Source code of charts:
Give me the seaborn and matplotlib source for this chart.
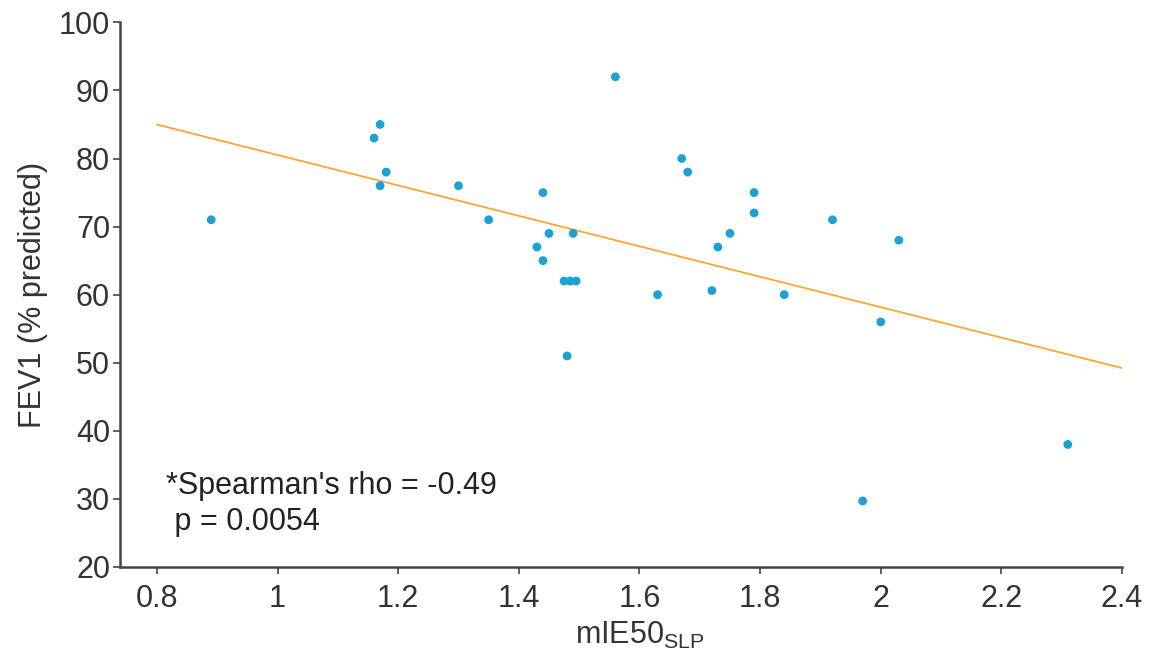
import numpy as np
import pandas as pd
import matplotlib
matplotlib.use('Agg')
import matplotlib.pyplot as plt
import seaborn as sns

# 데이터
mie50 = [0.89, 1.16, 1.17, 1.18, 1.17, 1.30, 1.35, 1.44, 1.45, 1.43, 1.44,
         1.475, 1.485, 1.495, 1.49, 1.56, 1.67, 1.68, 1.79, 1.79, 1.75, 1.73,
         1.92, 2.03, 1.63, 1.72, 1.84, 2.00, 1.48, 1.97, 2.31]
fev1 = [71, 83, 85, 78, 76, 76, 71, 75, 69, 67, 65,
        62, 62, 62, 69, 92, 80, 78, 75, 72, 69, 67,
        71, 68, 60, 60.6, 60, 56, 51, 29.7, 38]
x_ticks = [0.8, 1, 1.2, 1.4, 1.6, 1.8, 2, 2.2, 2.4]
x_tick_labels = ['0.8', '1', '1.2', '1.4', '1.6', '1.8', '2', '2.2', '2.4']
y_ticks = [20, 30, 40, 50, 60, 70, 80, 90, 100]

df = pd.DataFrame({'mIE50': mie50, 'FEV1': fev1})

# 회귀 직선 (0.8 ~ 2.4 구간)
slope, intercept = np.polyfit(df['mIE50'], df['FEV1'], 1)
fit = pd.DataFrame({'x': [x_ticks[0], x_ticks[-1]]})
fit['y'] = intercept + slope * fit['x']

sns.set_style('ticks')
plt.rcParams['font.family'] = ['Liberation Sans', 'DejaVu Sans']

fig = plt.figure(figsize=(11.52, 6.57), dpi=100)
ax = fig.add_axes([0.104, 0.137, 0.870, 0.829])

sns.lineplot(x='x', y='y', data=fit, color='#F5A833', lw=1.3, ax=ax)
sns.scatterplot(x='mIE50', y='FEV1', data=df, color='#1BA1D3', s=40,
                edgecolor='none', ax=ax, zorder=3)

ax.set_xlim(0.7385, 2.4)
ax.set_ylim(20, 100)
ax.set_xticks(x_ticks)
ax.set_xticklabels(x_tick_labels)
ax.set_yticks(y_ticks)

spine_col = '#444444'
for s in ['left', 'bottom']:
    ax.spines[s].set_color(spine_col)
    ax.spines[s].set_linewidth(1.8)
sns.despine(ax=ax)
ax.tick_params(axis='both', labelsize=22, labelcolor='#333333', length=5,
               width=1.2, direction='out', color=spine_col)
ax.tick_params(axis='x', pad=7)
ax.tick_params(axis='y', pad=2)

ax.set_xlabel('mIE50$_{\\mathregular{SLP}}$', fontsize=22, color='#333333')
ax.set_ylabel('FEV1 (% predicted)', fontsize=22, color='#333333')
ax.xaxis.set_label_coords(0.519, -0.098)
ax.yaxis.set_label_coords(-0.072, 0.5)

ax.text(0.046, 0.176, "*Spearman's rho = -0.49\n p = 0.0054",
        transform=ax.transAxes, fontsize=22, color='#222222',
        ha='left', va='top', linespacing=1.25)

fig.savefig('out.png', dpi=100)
--
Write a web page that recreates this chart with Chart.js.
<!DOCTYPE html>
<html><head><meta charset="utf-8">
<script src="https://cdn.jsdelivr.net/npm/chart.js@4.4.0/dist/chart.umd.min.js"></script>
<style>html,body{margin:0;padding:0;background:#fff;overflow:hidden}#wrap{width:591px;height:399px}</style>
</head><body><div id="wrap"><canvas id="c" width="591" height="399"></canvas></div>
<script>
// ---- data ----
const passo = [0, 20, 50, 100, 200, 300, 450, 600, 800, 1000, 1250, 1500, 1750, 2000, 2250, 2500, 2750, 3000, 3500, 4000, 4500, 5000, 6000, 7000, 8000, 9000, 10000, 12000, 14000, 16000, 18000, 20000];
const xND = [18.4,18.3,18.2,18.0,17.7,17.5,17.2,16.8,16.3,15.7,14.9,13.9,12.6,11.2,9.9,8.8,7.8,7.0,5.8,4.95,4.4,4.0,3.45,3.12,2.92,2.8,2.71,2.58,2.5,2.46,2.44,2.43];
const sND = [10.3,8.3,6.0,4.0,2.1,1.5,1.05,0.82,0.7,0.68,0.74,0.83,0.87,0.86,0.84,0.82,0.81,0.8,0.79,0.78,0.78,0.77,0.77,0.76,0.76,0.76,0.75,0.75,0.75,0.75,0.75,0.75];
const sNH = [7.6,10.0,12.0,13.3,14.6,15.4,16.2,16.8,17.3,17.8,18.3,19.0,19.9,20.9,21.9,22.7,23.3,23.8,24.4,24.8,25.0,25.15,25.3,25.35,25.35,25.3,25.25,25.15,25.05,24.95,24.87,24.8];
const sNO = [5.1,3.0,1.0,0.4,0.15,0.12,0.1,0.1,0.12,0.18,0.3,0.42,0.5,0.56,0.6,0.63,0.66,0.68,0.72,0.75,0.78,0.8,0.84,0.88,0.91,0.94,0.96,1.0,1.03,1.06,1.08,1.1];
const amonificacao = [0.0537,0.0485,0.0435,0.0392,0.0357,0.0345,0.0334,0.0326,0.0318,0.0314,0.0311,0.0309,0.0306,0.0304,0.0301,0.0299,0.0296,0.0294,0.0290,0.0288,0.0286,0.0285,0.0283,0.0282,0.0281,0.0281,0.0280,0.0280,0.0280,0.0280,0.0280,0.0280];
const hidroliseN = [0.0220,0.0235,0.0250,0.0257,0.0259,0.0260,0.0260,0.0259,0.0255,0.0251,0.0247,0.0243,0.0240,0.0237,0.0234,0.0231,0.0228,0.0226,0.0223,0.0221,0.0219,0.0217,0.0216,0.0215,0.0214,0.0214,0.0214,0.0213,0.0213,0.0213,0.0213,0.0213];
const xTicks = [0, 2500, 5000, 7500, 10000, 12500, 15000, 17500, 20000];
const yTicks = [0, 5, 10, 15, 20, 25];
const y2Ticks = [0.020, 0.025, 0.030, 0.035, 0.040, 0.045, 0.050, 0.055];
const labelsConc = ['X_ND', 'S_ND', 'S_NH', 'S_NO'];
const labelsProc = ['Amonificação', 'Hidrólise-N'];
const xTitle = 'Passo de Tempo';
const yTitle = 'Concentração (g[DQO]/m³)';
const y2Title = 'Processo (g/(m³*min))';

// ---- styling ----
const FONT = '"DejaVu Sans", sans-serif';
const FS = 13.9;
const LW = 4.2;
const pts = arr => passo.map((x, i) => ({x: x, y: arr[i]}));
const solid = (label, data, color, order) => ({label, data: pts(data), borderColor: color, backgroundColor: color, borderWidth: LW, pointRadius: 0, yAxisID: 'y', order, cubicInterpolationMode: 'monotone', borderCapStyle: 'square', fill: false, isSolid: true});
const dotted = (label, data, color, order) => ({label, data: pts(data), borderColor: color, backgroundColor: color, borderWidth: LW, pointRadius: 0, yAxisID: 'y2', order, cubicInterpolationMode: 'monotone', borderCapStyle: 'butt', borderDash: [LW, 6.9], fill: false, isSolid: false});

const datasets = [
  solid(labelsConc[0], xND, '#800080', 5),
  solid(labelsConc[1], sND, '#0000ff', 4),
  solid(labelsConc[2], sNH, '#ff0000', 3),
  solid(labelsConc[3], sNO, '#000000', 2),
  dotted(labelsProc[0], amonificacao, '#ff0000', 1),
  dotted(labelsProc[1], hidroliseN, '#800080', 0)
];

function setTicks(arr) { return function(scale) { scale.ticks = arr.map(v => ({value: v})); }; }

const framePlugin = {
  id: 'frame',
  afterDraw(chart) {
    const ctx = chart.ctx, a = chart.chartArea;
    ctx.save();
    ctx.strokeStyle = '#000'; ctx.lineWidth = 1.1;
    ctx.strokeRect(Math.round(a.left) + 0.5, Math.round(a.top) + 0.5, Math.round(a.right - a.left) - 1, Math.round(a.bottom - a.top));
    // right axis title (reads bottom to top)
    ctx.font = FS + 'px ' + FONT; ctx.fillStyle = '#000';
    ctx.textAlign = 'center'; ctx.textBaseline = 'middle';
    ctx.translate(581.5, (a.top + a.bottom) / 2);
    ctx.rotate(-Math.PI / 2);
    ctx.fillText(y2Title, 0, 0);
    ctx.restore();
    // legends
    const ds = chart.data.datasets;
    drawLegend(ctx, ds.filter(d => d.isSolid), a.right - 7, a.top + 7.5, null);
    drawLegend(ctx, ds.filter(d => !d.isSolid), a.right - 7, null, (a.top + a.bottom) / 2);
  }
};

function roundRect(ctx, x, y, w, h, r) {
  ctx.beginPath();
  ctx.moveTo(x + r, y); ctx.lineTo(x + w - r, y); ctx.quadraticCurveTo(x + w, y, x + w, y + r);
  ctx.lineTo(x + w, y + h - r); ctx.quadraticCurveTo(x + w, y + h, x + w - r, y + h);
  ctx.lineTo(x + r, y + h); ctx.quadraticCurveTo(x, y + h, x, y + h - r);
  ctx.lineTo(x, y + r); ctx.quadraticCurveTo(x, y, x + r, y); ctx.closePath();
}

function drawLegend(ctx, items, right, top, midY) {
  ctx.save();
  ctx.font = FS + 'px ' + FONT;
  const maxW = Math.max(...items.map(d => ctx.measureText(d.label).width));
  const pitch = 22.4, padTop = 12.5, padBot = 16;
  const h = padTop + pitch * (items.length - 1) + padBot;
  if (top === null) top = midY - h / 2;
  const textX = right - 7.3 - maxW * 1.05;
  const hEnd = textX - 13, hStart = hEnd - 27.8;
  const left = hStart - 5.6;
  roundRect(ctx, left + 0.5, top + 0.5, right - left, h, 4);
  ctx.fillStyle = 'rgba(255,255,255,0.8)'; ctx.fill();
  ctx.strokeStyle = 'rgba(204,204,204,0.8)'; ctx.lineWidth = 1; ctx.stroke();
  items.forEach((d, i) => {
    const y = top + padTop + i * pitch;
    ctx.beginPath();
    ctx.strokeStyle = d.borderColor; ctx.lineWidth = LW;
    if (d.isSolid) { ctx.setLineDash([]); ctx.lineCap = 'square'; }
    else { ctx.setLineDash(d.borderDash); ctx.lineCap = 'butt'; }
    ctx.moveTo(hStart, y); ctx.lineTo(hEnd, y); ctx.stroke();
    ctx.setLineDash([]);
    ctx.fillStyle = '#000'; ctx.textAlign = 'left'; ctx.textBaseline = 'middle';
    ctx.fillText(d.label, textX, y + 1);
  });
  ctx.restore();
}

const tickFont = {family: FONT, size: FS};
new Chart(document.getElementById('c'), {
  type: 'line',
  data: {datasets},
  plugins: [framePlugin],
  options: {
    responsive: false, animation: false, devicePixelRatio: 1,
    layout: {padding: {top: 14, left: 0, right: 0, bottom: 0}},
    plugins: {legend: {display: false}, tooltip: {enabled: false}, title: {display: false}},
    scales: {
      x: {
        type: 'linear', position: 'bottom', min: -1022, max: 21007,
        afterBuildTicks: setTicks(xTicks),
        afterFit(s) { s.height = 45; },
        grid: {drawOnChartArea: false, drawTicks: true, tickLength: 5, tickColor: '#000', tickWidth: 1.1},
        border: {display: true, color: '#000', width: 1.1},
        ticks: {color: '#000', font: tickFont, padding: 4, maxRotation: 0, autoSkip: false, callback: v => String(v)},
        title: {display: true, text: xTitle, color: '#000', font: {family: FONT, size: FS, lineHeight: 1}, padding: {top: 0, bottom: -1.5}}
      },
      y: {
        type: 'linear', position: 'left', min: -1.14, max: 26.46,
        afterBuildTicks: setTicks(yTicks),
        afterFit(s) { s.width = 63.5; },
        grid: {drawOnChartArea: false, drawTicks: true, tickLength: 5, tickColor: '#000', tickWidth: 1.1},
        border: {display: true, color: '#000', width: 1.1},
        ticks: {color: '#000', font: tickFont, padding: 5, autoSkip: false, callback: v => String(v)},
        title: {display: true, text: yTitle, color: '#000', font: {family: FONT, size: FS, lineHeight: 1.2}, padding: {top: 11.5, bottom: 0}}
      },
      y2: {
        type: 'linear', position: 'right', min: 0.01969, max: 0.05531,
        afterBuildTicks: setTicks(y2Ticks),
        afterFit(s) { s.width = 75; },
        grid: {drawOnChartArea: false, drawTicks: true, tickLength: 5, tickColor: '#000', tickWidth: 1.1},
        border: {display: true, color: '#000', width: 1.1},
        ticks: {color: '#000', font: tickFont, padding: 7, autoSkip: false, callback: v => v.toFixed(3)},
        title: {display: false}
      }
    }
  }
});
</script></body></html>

-- WHAT THE TASK REQUIRES --
Skip all pictures and retype only the stretch from the line that holds "Give me the" through the line that holds "import seaborn as sns", exactly as written.

-- PROBLEM SOLUTION --
Give me the seaborn and matplotlib source for this chart.
import numpy as np
import pandas as pd
import matplotlib
matplotlib.use('Agg')
import matplotlib.pyplot as plt
import seaborn as sns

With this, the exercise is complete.